Background
Ernest Obitre Gama was born on November 1940 at Olevu Maracha in West Nile in a farmer’s family.
Ernest Obitre Gama was born on November 1940 at Olevu Maracha in West Nile in a farmer’s family.
Educated at local primary schools from 1952 to 1960 when he went to Busoga College, getting his school certificate in 1963.
On June 5, 1964, he joined the army and in January 1965 was commissioned and went on a platoon commander’s course at Warminster. After a brief spell in the Congo (Zaire) he returned to become director of the Officer Cadets’ Training School at Jinja.
In December 1967 he went on advanced military training in India, to the Defence Services Staff College at Wellington, New Zealand, then in December 1969 to Israel for a five months’ course in parachute training, returning to become commandant of the School of paratroopers in Uganda. In September and October 1969 he went on a military study tour in India, Russia and Czechoslovakia.

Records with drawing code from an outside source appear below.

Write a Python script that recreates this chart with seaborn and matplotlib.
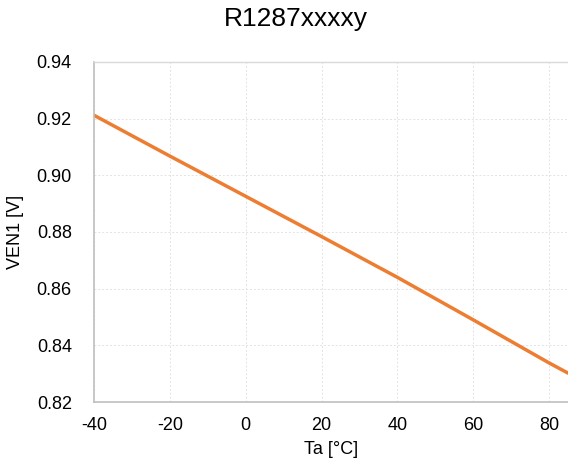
import numpy as np
import seaborn as sns
import matplotlib.pyplot as plt
import pandas as pd

# values
ta = [-40, -20, 0, 20, 40, 60, 80, 85]
ven1 = [0.9212, 0.9068, 0.8926, 0.8784, 0.8640, 0.8490, 0.8338, 0.8302]
x_ticks = [-40, -20, 0, 20, 40, 60, 80]
y_ticks = [0.82, 0.84, 0.86, 0.88, 0.90, 0.92, 0.94]

dat = pd.DataFrame({'Ta': ta, 'VEN1': ven1})

sns.set_style("white")
plt.rcParams['font.family'] = ['Liberation Sans', 'DejaVu Sans']
plt.rcParams['text.color'] = 'black'
plt.rcParams['axes.labelcolor'] = 'black'
plt.rcParams['xtick.color'] = 'black'
plt.rcParams['ytick.color'] = 'black'

fig = plt.figure(figsize=(5.68, 4.65), dpi=100)
ax = fig.add_axes([94 / 568, 1 - 402 / 465, 1 - 94 / 568, (402 - 62) / 465])
sns.lineplot(data=dat, x='Ta', y='VEN1', color='#ED7D31', linewidth=2.5, ax=ax)

ax.set_xlim(-40, 85)
ax.set_ylim(0.82, 0.94)
ax.set_xticks(x_ticks)
ax.set_yticks(y_ticks)
ax.set_xticklabels([str(v) for v in x_ticks])
ax.set_yticklabels([f'{v:.2f}' for v in y_ticks])
ax.tick_params(labelsize=13, length=0)
ax.tick_params(axis='x', pad=11)
ax.tick_params(axis='y', pad=16)
ax.grid(True, color='#e3e3e3', linestyle=(0, (2, 2)), linewidth=0.7)

for s in ['left', 'bottom']:
    ax.spines[s].set_color('#bfbfbf')
    ax.spines[s].set_linewidth(1.2)
ax.spines['top'].set_color('#d9d9d9')
ax.spines['top'].set_linewidth(1.0)
ax.spines['right'].set_visible(False)

ax.set_xlabel('Ta [°C]', fontsize=13, labelpad=5)
ax.set_ylabel('VEN1 [V]', fontsize=13, labelpad=9)
fig.text(296 / 568, 1 - 26 / 465, 'R1287xxxxy', fontsize=19, ha='center', va='baseline')

fig.savefig('out.png', dpi=100)
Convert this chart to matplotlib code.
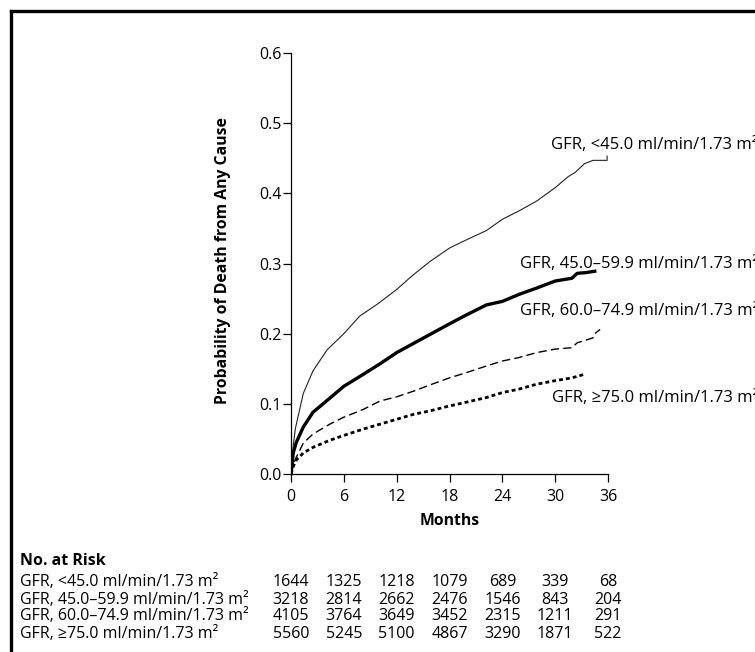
import matplotlib
matplotlib.use('Agg')
import matplotlib.pyplot as plt
from matplotlib.lines import Line2D
from matplotlib.transforms import blended_transform_factory

plt.rcParams['font.family'] = ['Open Sans', 'DejaVu Sans']

# Kaplan-Meier style curves (months, probability)
t_lt45 = [0, 0.25, 0.5, 1.4, 2.5, 4.1, 6, 7.8, 9.8, 12, 13.8, 15.8, 18, 19.8,
          22.2, 24, 25.9, 27.9, 30, 31.5, 32.3, 33.3, 34.3, 35.9, 35.9]
p_lt45 = [0, 0.04, 0.065, 0.115, 0.147, 0.177, 0.2, 0.225, 0.242, 0.263, 0.283,
          0.303, 0.322, 0.333, 0.347, 0.363, 0.375, 0.389, 0.408, 0.424, 0.43,
          0.442, 0.447, 0.447, 0.453]

t_45 = [0, 0.25, 0.6, 1.4, 2.5, 4.4, 6, 8.2, 10.1, 12, 13.9, 15.8, 18, 19.8,
        22.2, 24, 25.9, 27.9, 30, 31.9, 32.5, 33.5, 34.5]
p_45 = [0, 0.03, 0.045, 0.067, 0.088, 0.108, 0.125, 0.142, 0.157, 0.173, 0.186,
        0.199, 0.214, 0.226, 0.241, 0.246, 0.256, 0.265, 0.275, 0.279, 0.286,
        0.287, 0.289]

t_60 = [0, 0.3, 0.6, 1.4, 2.5, 4.4, 6, 8.2, 10.1, 12, 13.9, 15.8, 18, 19.8,
        22.2, 24, 25.9, 27.9, 30, 31.9, 32.5, 34.3, 34.5, 35.1]
p_60 = [0, 0.015, 0.024, 0.044, 0.057, 0.071, 0.081, 0.092, 0.104, 0.11, 0.118,
        0.127, 0.137, 0.144, 0.154, 0.161, 0.166, 0.173, 0.178, 0.18, 0.187,
        0.194, 0.2, 0.206]

t_75 = [0, 0.3, 0.6, 1.4, 2.5, 4.4, 6, 8.2, 10.1, 12, 13.9, 15.8, 18, 19.8,
        22.2, 24, 25.9, 27.9, 30, 31.9, 33.3]
p_75 = [0, 0.012, 0.02, 0.03, 0.038, 0.048, 0.055, 0.064, 0.071, 0.078, 0.085,
        0.09, 0.097, 0.102, 0.109, 0.116, 0.121, 0.128, 0.133, 0.137, 0.142]

groups = ['GFR, <45.0 ml/min/1.73 m\u00b2',
          'GFR, 45.0\u201359.9 ml/min/1.73 m\u00b2',
          'GFR, 60.0\u201374.9 ml/min/1.73 m\u00b2',
          'GFR, \u226575.0 ml/min/1.73 m\u00b2']
label_y = [0.469, 0.300, 0.232, 0.109]

risk_months = [0, 6, 12, 18, 24, 30, 36]
at_risk = [
    [1644, 1325, 1218, 1079, 689, 339, 68],
    [3218, 2814, 2662, 2476, 1546, 843, 204],
    [4105, 3764, 3649, 3452, 2315, 1211, 291],
    [5560, 5245, 5100, 4867, 3290, 1871, 522],
]

W, H = 755, 652
fig = plt.figure(figsize=(W / 100, H / 100), dpi=100)
ax = fig.add_axes([291 / W, 1 - 474 / H, 317 / W, 421 / H])

ax.plot(t_lt45, p_lt45, color='#222222', lw=0.8)
ax.plot(t_45, p_45, color='black', lw=2.4)
ax.plot(t_60, p_60, color='black', lw=1.0, dashes=(6, 3))
ax.plot(t_75, p_75, color='black', lw=2.0, dashes=(1.4, 1.1))

ax.set_xlim(0, 36)
ax.set_ylim(0, 0.6)
ax.set_xticks(risk_months)
ax.set_yticks([0.0, 0.1, 0.2, 0.3, 0.4, 0.5, 0.6])
ax.set_yticklabels(['%.1f' % v for v in ax.get_yticks()])
for s in ['top', 'right']:
    ax.spines[s].set_visible(False)
for s in ['left', 'bottom']:
    ax.spines[s].set_linewidth(0.9)
ax.tick_params(direction='out', length=6, width=0.9, labelsize=11.5, pad=1)
ax.tick_params(axis='x', pad=5)
ax.set_facecolor('none')

ax.set_xlabel('Months', fontsize=11.3, fontweight='bold')
ax.xaxis.set_label_coords(0.5, -0.093)
ax.set_ylabel('Probability of Death from Any Cause', fontsize=11.3,
              fontweight='bold', va='center')
ax.yaxis.set_label_coords(-0.2145, 0.506)

# curve labels, right aligned at the figure edge
lab_tf = blended_transform_factory(fig.transFigure, ax.transData)
for name, y in zip(groups, label_y):
    ax.text(1.004, y, name, transform=lab_tf, ha='right', va='center',
            fontsize=12, clip_on=False)

# number at risk table, counts centred under the month ticks
row_base = [586, 603.5, 620.5, 638]
fig.text(20 / W, 1 - 565 / H, 'No. at Risk', fontsize=11.5, fontweight='bold',
         va='baseline')
tbl_tf = blended_transform_factory(ax.transData, fig.transFigure)
for name, counts, yb in zip(groups, at_risk, row_base):
    fig.text(20 / W, 1 - yb / H, name, fontsize=11.5, va='baseline')
    for m, n in zip(risk_months, counts):
        ax.text(m, 1 - yb / H, str(n), transform=tbl_tf, ha='center',
                va='baseline', fontsize=11.5, clip_on=False)

# frame lines at top and left of the panel
fig.add_artist(Line2D([11 / W, 1], [1 - 11 / H] * 2, lw=2.4, color='black',
                      transform=fig.transFigure))
fig.add_artist(Line2D([11 / W] * 2, [0, 1 - 11 / H], lw=2.4, color='black',
                      transform=fig.transFigure))

fig.savefig('out.png', dpi=100)
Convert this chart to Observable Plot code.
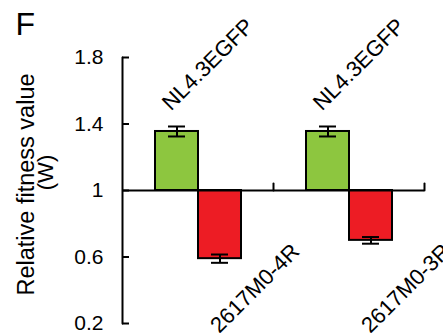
<!DOCTYPE html>
<html><head><meta charset="utf-8">
<script src="https://cdn.jsdelivr.net/npm/d3@7"></script>
<script src="https://cdn.jsdelivr.net/npm/@observablehq/plot@0.6"></script>
<style>html,body{margin:0;padding:0;background:#fff;overflow:hidden;} #chart{width:443px;height:333px;overflow:hidden}</style>
</head><body><div id="chart"></div>
<script>
const pairs = ["Pair 1", "Pair 2"];
const competitorLabels = ["NL4.3EGFP", "NL4.3EGFP"];
const mutantLabels = ["2617M0-4R", "2617M0-3R"];
const competitorW = [1.355, 1.355];
const competitorErr = [0.03, 0.03];
const mutantW = [0.59, 0.70];
const mutantErr = [0.025, 0.02];
const yTicks = [0.2, 0.6, 1, 1.4, 1.8];
const yLabelLines = ["Relative fitness value", "(W)"];
const panelLetter = "F";
const roles = ["competitor", "mutant"];
const roleColors = ["#8dc63f", "#ed1c24"];

const data = pairs.flatMap((p, i) => [
  {pair: p, role: "competitor", label: competitorLabels[i], w: competitorW[i], err: competitorErr[i]},
  {pair: p, role: "mutant", label: mutantLabels[i], w: mutantW[i], err: mutantErr[i]}
]);
const font = "'Liberation Sans', Arial, sans-serif";
const upLine = {draw(ctx, l) { ctx.moveTo(0, 0); ctx.lineTo(0, -l); }};
const W = 443, H = 333, mL = 121, mR = 19, mT = 57, mB = 10;
const frameHeight = H - mT - mB;

const chart = Plot.plot({
  width: W, height: H,
  marginLeft: mL, marginRight: mR, marginTop: mT, marginBottom: mB,
  style: {fontFamily: font, background: "white", color: "black"},
  fx: {domain: pairs, axis: null, paddingInner: 0, paddingOuter: 0},
  x: {domain: roles, axis: null, paddingInner: 0, paddingOuter: 0.72},
  y: {domain: [yTicks[0], yTicks[yTicks.length - 1]]},
  color: {domain: roles, range: roleColors},
  marks: [
    Plot.barY(data, {fx: "pair", x: "role", y1: 1, y2: "w", fill: "role", stroke: "black", strokeWidth: 2}),
    Plot.ruleX(data, {fx: "pair", x: "role", y1: d => d.w - d.err, y2: d => d.w + d.err, stroke: "black", strokeWidth: 2}),
    Plot.tickY(data, {fx: "pair", x: "role", y: d => d.w + d.err, inset: 13, stroke: "black", strokeWidth: 2}),
    Plot.tickY(data, {fx: "pair", x: "role", y: d => d.w - d.err, inset: 13, stroke: "black", strokeWidth: 2}),
    Plot.ruleY([1], {stroke: "black", strokeWidth: 2}),
    Plot.vector([1], {y: d => d, frameAnchor: "right", length: 7, rotate: 0, anchor: "start", shape: upLine, stroke: "black", strokeWidth: 2}),
    Plot.vector([yTicks[0]], {y: d => d, frameAnchor: "left", length: frameHeight, rotate: 0, anchor: "start", shape: upLine, stroke: "black", strokeWidth: 2, facetAnchor: "left"}),
    Plot.axisY(yTicks, {tickSize: -7, tickPadding: 26, strokeWidth: 2, fontSize: 21, label: null, tickFormat: d => String(d)}),
    Plot.text(data.filter(d => d.role === "competitor"), {fx: "pair", x: "role", text: "label", frameAnchor: "top", textAnchor: "middle", lineAnchor: "middle", rotate: -45, dx: 31, dy: 7, fontSize: 22}),
    Plot.text(data.filter(d => d.role === "mutant"), {fx: "pair", x: "role", text: "label", frameAnchor: "bottom", textAnchor: "middle", lineAnchor: "middle", rotate: -45, dx: 35, dy: -35, fontSize: 22}),
    Plot.text([yLabelLines[0]], {frameAnchor: "left", textAnchor: "middle", lineAnchor: "middle", rotate: -90, dx: -96, dy: -6, fontSize: 23.5, facetAnchor: "left"}),
    Plot.text([yLabelLines[1]], {frameAnchor: "left", textAnchor: "middle", lineAnchor: "middle", rotate: -90, dx: -77, dy: -18, fontSize: 22, facetAnchor: "left"}),
    Plot.text([panelLetter], {frameAnchor: "top-left", textAnchor: "start", lineAnchor: "bottom", dx: -107, dy: -23, fontSize: 32, facetAnchor: "left"})
  ]
});
document.getElementById("chart").appendChild(chart);
</script>
</body></html>
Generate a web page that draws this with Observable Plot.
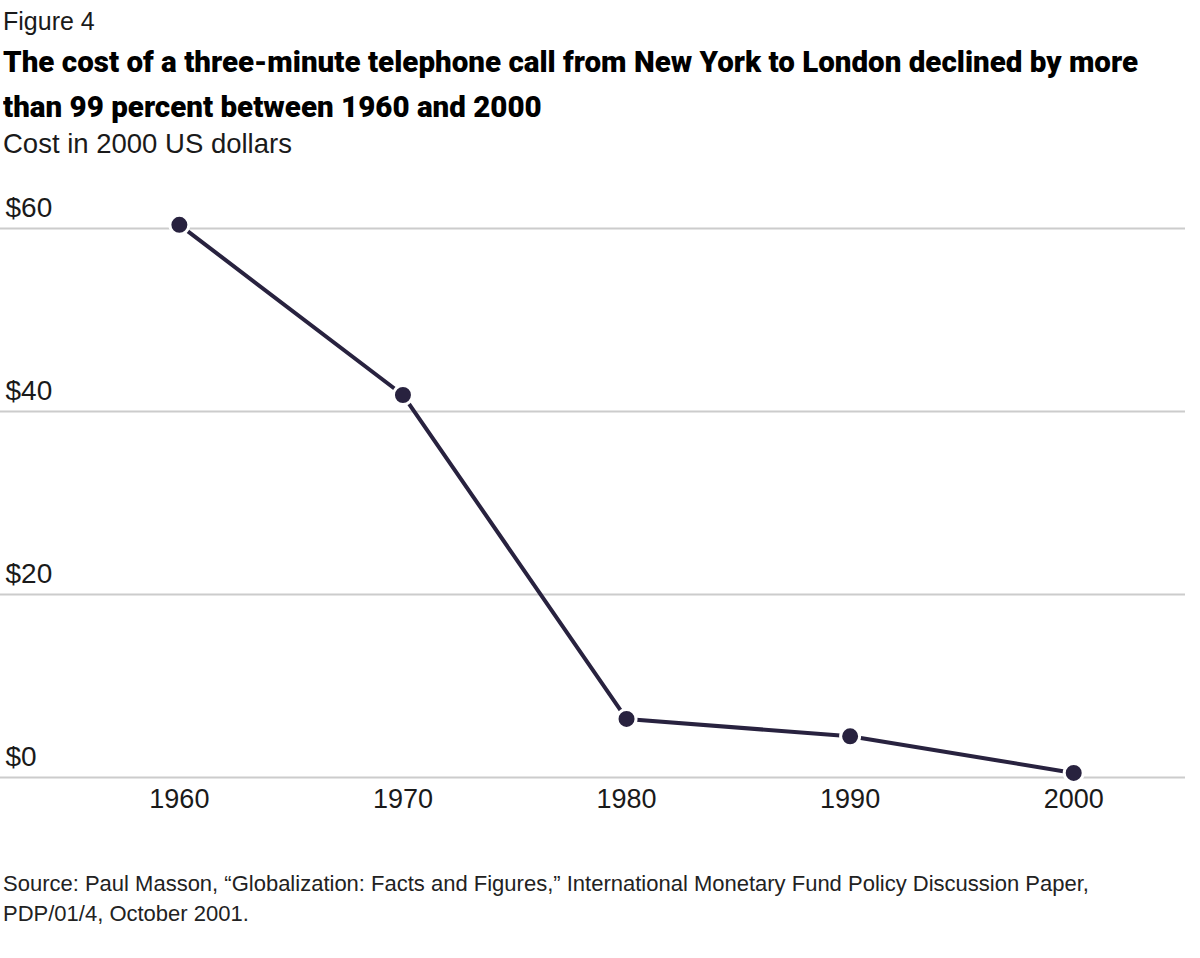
<!DOCTYPE html>
<html>
<head>
<meta charset="utf-8">
<script src="https://cdn.jsdelivr.net/npm/d3@7"></script>
<script src="https://cdn.jsdelivr.net/npm/@observablehq/plot@0.6"></script>
<style>
  html, body { margin: 0; padding: 0; background: #fff; }
  #root { position: relative; width: 1200px; height: 958px; background: #fff; font-family: "Liberation Sans", Arial, sans-serif; color: #1a1a1a; overflow: hidden; }
  .t { position: absolute; left: 3px; line-height: 1; white-space: nowrap; }
  #fig { top: 9px; font-size: 25px; }
  .title { font-family: Roboto, "Liberation Sans", sans-serif; font-weight: 900; font-size: 29px; color: #000; transform-origin: 0 0; }
  #t1 { top: 48px; }
  #t2 { top: 93px; }
  #sub { top: 130px; font-size: 27.5px; }
  .cap { font-size: 22px; color: #222; }
  #c1 { top: 873px; }
  #c2 { top: 903px; }
  #chart { position: absolute; left: 0; top: 180px; }
</style>
</head>
<body>
<div id="root">
  <div class="t" id="fig">Figure 4</div>
  <div class="t title" id="t1">The cost of a three-minute telephone call from New York to London declined by more</div>
  <div class="t title" id="t2">than 99 percent between 1960 and 2000</div>
  <div class="t" id="sub">Cost in 2000 US dollars</div>
  <div id="chart"></div>
  <div class="t cap" id="c1">Source: Paul Masson, “Globalization: Facts and Figures,” International Monetary Fund Policy Discussion Paper,</div>
  <div class="t cap" id="c2">PDP/01/4, October 2001.</div>
</div>
<script>
const years = [1960, 1970, 1980, 1990, 2000];
const costs = [60.4, 41.8, 6.4, 4.5, 0.5];
const yTicks = [0, 20, 40, 60];
const yTickLabels = ["$0", "$20", "$40", "$60"];

const data = years.map((year, i) => ({year, cost: costs[i]}));
const yLabelData = yTicks.map((v, i) => ({v, label: yTickLabels[i]}));

const chart = Plot.plot({
  width: 1200,
  height: 660,
  marginLeft: 0,
  marginRight: 15,
  marginTop: 48,
  marginBottom: 63,
  style: {fontFamily: "'Liberation Sans', Arial, sans-serif", fontSize: "27px", color: "#1a1a1a", background: "transparent"},
  x: {domain: [1952, 2005], label: null},
  y: {domain: [0, 60], axis: null},
  marks: [
    Plot.ruleY(yTicks, {stroke: "#cccccc", strokeWidth: 2}),
    Plot.text(yLabelData, {y: "v", text: "label", frameAnchor: "left", textAnchor: "start", dx: 5, dy: -12, lineAnchor: "bottom", fontSize: 28, fill: "#1a1a1a"}),
    Plot.axisX({ticks: years, tickFormat: d => String(d), tickSize: 0, tickPadding: 11, fontSize: 27, fill: "#1a1a1a", label: null}),
    Plot.line(data, {x: "year", y: "cost", stroke: "#28223f", strokeWidth: 4}),
    Plot.dot(data, {x: "year", y: "cost", r: 9.5, fill: "#28223f", stroke: "white", strokeWidth: 3})
  ]
});
document.getElementById("chart").appendChild(chart);

// Scale the bold title horizontally so line 1 spans the reference width
const t1 = document.getElementById("t1");
const t2 = document.getElementById("t2");
const w = t1.getBoundingClientRect().width;
const s = 1135 / w;
t1.style.transform = `scaleX(${s})`;
t2.style.transform = `scaleX(${s})`;
</script>
</body>
</html>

He first emerged in the political limelight after the Uganda coup on January 25, 1971, when President Amin appointed him Minister for Internal Affairs. In April he headed a Commission of Enquiry into ex-President Obote’s General Service Department, a police intelligence organisation. In July, when President Amin was out of the country and a mutiny started at Jinja barracks, he began to “purge the army of opposition elements”.
In February 1972, when there was tribal trouble in the mechanised battalion in Kampala, he was called in, as a former battalion commander, to settle it.
In March, President Amin suspended him from Internal Affairs and took over the portfolio himself, but in the reshuffle of June he was reappointed to Power and Communications.
A Lugbara from West Nile, one of the most important ministers to be thrown up in the post-coup Uganda government. A lieutenant-colonel, he is a highly popular officer and widely respected by the leading Baganda and could have an important part to play in the future of his country.